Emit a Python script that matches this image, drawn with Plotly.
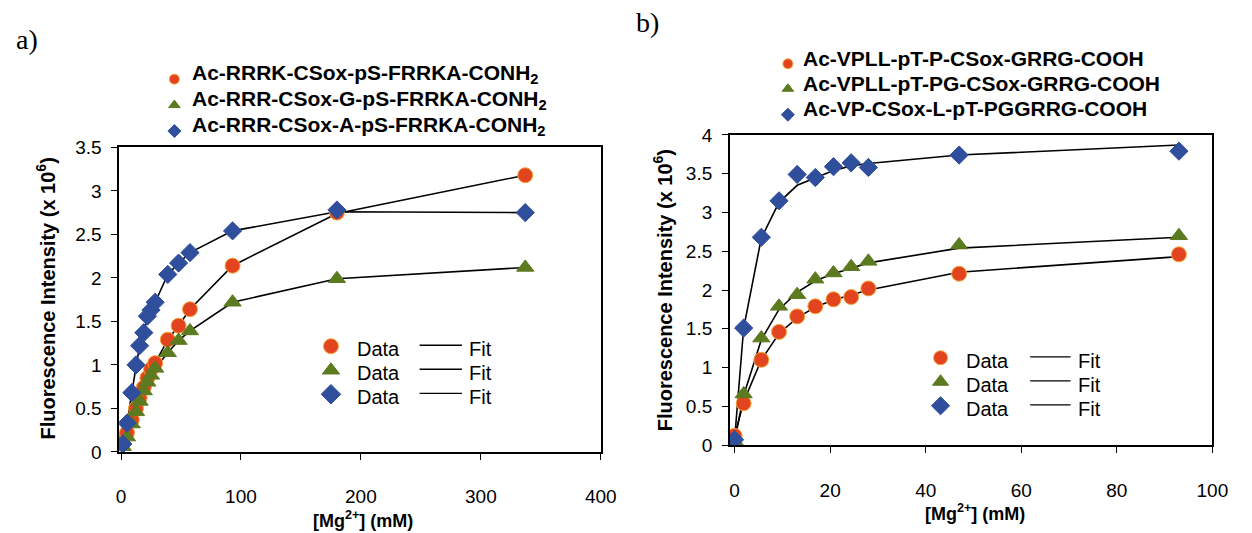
import plotly.graph_objects as go

W, H = 1252, 533

# ---------------- data ----------------
# panel a
a_x = [1.5, 5, 9, 12.5, 15.5, 19, 22, 25, 28.5, 39, 48, 57.5, 93, 180, 337]
a_red = [0.15, 0.22, 0.37, 0.50, 0.62, 0.74, 0.85, 0.95, 1.02, 1.29, 1.45, 1.64, 2.14, 2.75, 3.18]
a_green = [0.06, 0.17, 0.32, 0.46, 0.58, 0.70, 0.80, 0.88, 0.96, 1.14, 1.28, 1.39, 1.72, 1.99, 2.12]
a_blue = [0.09, 0.33, 0.68, 1.00, 1.22, 1.37, 1.56, 1.63, 1.72, 2.04, 2.17, 2.29, 2.54, 2.78, 2.75]
a_red_fit = [0.15, 0.22, 0.37, 0.50, 0.62, 0.74, 0.85, 0.95, 1.02, 1.29, 1.45, 1.64, 2.14, 2.74, 3.18]
a_green_fit = [0.06, 0.17, 0.32, 0.46, 0.58, 0.70, 0.80, 0.88, 0.96, 1.14, 1.28, 1.39, 1.72, 1.99, 2.12]
a_blue_fit = [0.09, 0.33, 0.68, 1.00, 1.22, 1.37, 1.56, 1.63, 1.72, 2.04, 2.17, 2.29, 2.54, 2.76, 2.75]
a_names = ["Ac-RRRK-CSox-pS-FRRKA-CONH<sub>2</sub>",
           "Ac-RRR-CSox-G-pS-FRRKA-CONH<sub>2</sub>",
           "Ac-RRR-CSox-A-pS-FRRKA-CONH<sub>2</sub>"]
a_xticks = [0, 100, 200, 300, 400]
a_yticks = [0, 0.5, 1, 1.5, 2, 2.5, 3, 3.5]

# panel b
b_x = [0, 1.9, 5.6, 9.3, 13.1, 16.9, 20.7, 24.4, 28, 47, 93]
b_red = [0.12, 0.54, 1.10, 1.46, 1.66, 1.79, 1.88, 1.91, 2.02, 2.21, 2.46]
b_green = [0.05, 0.66, 1.38, 1.79, 1.94, 2.14, 2.22, 2.30, 2.37, 2.58, 2.70]
b_blue = [0.07, 1.51, 2.68, 3.15, 3.49, 3.45, 3.59, 3.64, 3.58, 3.74, 3.79]
b_red_fit = [0.12, 0.56, 1.10, 1.44, 1.64, 1.78, 1.87, 1.94, 2.00, 2.23, 2.43]
b_green_fit = [0.05, 0.64, 1.36, 1.75, 1.97, 2.12, 2.21, 2.28, 2.35, 2.54, 2.68]
b_blue_fit = [0.07, 1.51, 2.67, 3.13, 3.35, 3.45, 3.54, 3.60, 3.63, 3.74, 3.87]
b_names = ["Ac-VPLL-pT-P-CSox-GRRG-COOH",
           "Ac-VPLL-pT-PG-CSox-GRRG-COOH",
           "Ac-VP-CSox-L-pT-PGGRRG-COOH"]
b_xticks = [0, 20, 40, 60, 80, 100]
b_yticks = [0, 0.5, 1, 1.5, 2, 2.5, 3, 3.5, 4]

# ---------------- styles ----------------
RED, GREEN, BLUE = "#E2441F", "#5C7A1F", "#2F4E9B"
symbols = ["circle", "triangle-up", "diamond"]
colors = [RED, GREEN, BLUE]
edges = ["#F3A63A", GREEN, BLUE]
sizes = [15, 15, 14]
FONT = "Liberation Sans, Arial, sans-serif"

def px(x):
    return x / W

def py(y):
    return 1 - y / H

fig = go.Figure()

# panel a traces
for ys in [a_red_fit, a_green_fit, a_blue_fit]:
    fig.add_trace(go.Scatter(x=a_x, y=ys, mode="lines", line=dict(color="black", width=1.6),
                             xaxis="x", yaxis="y", showlegend=False, hoverinfo="skip"))
for ys, s, c, e, sz in zip([a_red, a_green, a_blue], symbols, colors, edges, sizes):
    fig.add_trace(go.Scatter(x=a_x, y=ys, mode="markers",
                             marker=dict(symbol=s, color=c, size=sz, line=dict(color=e, width=1)),
                             xaxis="x", yaxis="y", showlegend=False))

# panel b traces
for ys in [b_red_fit, b_green_fit, b_blue_fit]:
    fig.add_trace(go.Scatter(x=b_x, y=ys, mode="lines", line=dict(color="black", width=1.6),
                             xaxis="x2", yaxis="y2", showlegend=False, hoverinfo="skip"))
for ys, s, c, e, sz in zip([b_red, b_green, b_blue], symbols, colors, edges, sizes):
    fig.add_trace(go.Scatter(x=b_x, y=ys, mode="markers",
                             marker=dict(symbol=s, color=c, size=sz, line=dict(color=e, width=1)),
                             xaxis="x2", yaxis="y2", showlegend=False))

# ---------------- legend glyphs (full-page helper axis in pixel units) ----------------
def legend_markers(xpix, ypix_list, size):
    for yp, s, c, e in zip(ypix_list, symbols, colors, edges):
        fig.add_trace(go.Scatter(x=[xpix], y=[yp], mode="markers",
                                 marker=dict(symbol=s, color=c, size=size, line=dict(color=e, width=1)),
                                 xaxis="x3", yaxis="y3", showlegend=False, hoverinfo="skip",
                                 cliponaxis=False))

a_top_rows = [72, 99, 126]
b_top_rows = [56, 82, 109]
a_in_rows = [350, 375, 400]
b_in_rows = [362, 387, 412]
legend_markers(174, a_top_rows, 10)
legend_markers(797, b_top_rows, 10)
legend_markers(333, a_in_rows, 15)
legend_markers(952, b_in_rows, 14)

annotations = []
shapes = []

def text(x, y, t, size, anchor="left", bold=False, family=FONT, angle=0):
    annotations.append(dict(x=px(x), y=py(y), xref="paper", yref="paper", text=(f"<b>{t}</b>" if bold else t),
                            showarrow=False, xanchor=anchor, yanchor="middle", textangle=angle,
                            font=dict(family=family, size=size, color="black")))

for r, n in zip(a_top_rows, a_names):
    text(190, r - 5, n, 21, bold=True)
for r, n in zip(b_top_rows, b_names):
    text(810, r - 6, n, 21, bold=True)

for rows, xd, x0, x1, xf in [(a_in_rows, 357, 423, 466, 471), (b_in_rows, 976, 1043, 1084, 1090)]:
    for r in rows:
        text(xd, r + 3, "Data", 20)
        text(xf, r + 3, "Fit", 20)
        shapes.append(dict(type="line", xref="paper", yref="paper", x0=px(x0), x1=px(x1),
                           y0=py(r - 1), y1=py(r - 1), line=dict(color="black", width=1.3)))

# panel labels and axis titles
text(11, 31, "a)", 28, family="Liberation Serif, Times New Roman, serif")
text(641, 13, "b)", 28, family="Liberation Serif, Times New Roman, serif")
text(366, 530, "[Mg<sup>2+</sup>] (mM)", 18, anchor="center", bold=True)
text(987, 523, "[Mg<sup>2+</sup>] (mM)", 18, anchor="center", bold=True)
text(43, 300, "Fluorescence Intensity (x 10<sup>6</sup>)", 20, anchor="center", bold=True, angle=-90)
text(670, 292, "Fluorescence Intensity (x 10<sup>6</sup>)", 20, anchor="center", bold=True, angle=-90)

axis_common = dict(showgrid=False, zeroline=False, showline=True, linecolor="black", linewidth=1.5,
                   mirror=True, ticks="outside", ticklen=6, tickwidth=1.3, tickcolor="black",
                   tickfont=dict(family=FONT, size=19, color="black"))

fig.update_layout(
    width=W, height=H, margin=dict(l=0, r=0, t=0, b=0),
    paper_bgcolor="white", plot_bgcolor="rgba(0,0,0,0)", showlegend=False,
    xaxis=dict(domain=[px(118), px(607)], range=[-1.5, 400], tickvals=a_xticks,
               anchor="y", ticklabelstandoff=21, **axis_common),
    yaxis=dict(domain=[py(460), py(143)], range=[0, 3.5], tickvals=a_yticks,
               anchor="x", ticklabelstandoff=6, **axis_common),
    xaxis2=dict(domain=[px(738), px(1228)], range=[-1, 100], tickvals=b_xticks,
                anchor="y2", ticklabelstandoff=21, **axis_common),
    yaxis2=dict(domain=[py(453), py(130)], range=[0, 4], tickvals=b_yticks,
                anchor="x2", ticklabelstandoff=6, **axis_common),
    xaxis3=dict(domain=[0, 1], range=[0, W], visible=False, anchor="y3", fixedrange=True),
    yaxis3=dict(domain=[0, 1], range=[H, 0], visible=False, anchor="x3", fixedrange=True),
    annotations=annotations, shapes=shapes,
)

fig.write_html("out.html")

§ **Your goal**:
Up to and including the line containing "W, H = 1252, 533", repeat every line from the start of the data, but none of the pictures.

§ **Answer to the task**:
Emit a Python script that matches this image, drawn with Plotly.
import plotly.graph_objects as go

W, H = 1252, 533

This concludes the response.